- _WHAT YOU ARE ASKED TO DO_
Go through the data and copy every line exactly, but not the images.

- _SOURCE MATERIAL_
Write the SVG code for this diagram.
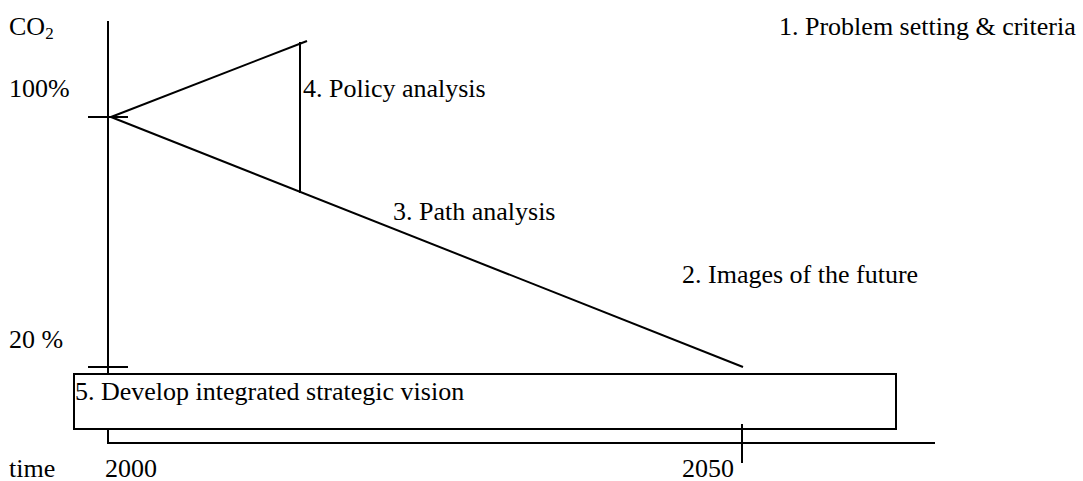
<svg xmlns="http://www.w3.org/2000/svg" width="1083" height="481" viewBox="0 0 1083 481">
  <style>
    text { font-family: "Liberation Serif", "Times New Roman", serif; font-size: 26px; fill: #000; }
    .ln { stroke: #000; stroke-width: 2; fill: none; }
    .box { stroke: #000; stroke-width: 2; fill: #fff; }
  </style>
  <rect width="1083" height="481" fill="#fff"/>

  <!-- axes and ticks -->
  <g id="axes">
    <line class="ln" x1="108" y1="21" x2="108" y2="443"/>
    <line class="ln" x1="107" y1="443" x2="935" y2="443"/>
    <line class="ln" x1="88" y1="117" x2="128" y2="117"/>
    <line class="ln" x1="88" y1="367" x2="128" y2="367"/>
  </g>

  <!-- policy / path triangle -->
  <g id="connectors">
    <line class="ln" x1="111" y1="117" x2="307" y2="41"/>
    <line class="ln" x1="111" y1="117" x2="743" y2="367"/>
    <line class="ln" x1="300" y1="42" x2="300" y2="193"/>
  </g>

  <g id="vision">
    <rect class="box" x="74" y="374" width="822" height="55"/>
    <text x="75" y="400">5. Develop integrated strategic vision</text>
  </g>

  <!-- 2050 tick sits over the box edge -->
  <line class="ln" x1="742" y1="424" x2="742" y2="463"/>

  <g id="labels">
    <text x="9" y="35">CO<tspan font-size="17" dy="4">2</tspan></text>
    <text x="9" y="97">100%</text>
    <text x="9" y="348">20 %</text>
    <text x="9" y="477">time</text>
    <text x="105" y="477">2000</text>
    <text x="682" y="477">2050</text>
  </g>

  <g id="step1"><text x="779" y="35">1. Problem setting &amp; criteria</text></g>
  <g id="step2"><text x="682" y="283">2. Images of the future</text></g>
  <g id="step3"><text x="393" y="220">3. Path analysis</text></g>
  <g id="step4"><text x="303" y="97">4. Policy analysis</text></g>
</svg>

- _CORRECT RESPONSE_
Write the SVG code for this diagram.
<svg xmlns="http://www.w3.org/2000/svg" width="1083" height="481" viewBox="0 0 1083 481">
  <style>
    text { font-family: "Liberation Serif", "Times New Roman", serif; font-size: 26px; fill: #000; }
    .ln { stroke: #000; stroke-width: 2; fill: none; }
    .box { stroke: #000; stroke-width: 2; fill: #fff; }
  </style>
  <rect width="1083" height="481" fill="#fff"/>

  <!-- axes and ticks -->
  <g id="axes">
    <line class="ln" x1="108" y1="21" x2="108" y2="443"/>
    <line class="ln" x1="107" y1="443" x2="935" y2="443"/>
    <line class="ln" x1="88" y1="117" x2="128" y2="117"/>
    <line class="ln" x1="88" y1="367" x2="128" y2="367"/>
  </g>

  <!-- policy / path triangle -->
  <g id="connectors">
    <line class="ln" x1="111" y1="117" x2="307" y2="41"/>
    <line class="ln" x1="111" y1="117" x2="743" y2="367"/>
    <line class="ln" x1="300" y1="42" x2="300" y2="193"/>
  </g>

  <g id="vision">
    <rect class="box" x="74" y="374" width="822" height="55"/>
    <text x="75" y="400">5. Develop integrated strategic vision</text>
  </g>

  <!-- 2050 tick sits over the box edge -->
  <line class="ln" x1="742" y1="424" x2="742" y2="463"/>

  <g id="labels">
    <text x="9" y="35">CO<tspan font-size="17" dy="4">2</tspan></text>
    <text x="9" y="97">100%</text>
    <text x="9" y="348">20 %</text>
    <text x="9" y="477">time</text>
    <text x="105" y="477">2000</text>
    <text x="682" y="477">2050</text>
  </g>

  <g id="step1"><text x="779" y="35">1. Problem setting &amp; criteria</text></g>
  <g id="step2"><text x="682" y="283">2. Images of the future</text></g>
  <g id="step3"><text x="393" y="220">3. Path analysis</text></g>
  <g id="step4"><text x="303" y="97">4. Policy analysis</text></g>
</svg>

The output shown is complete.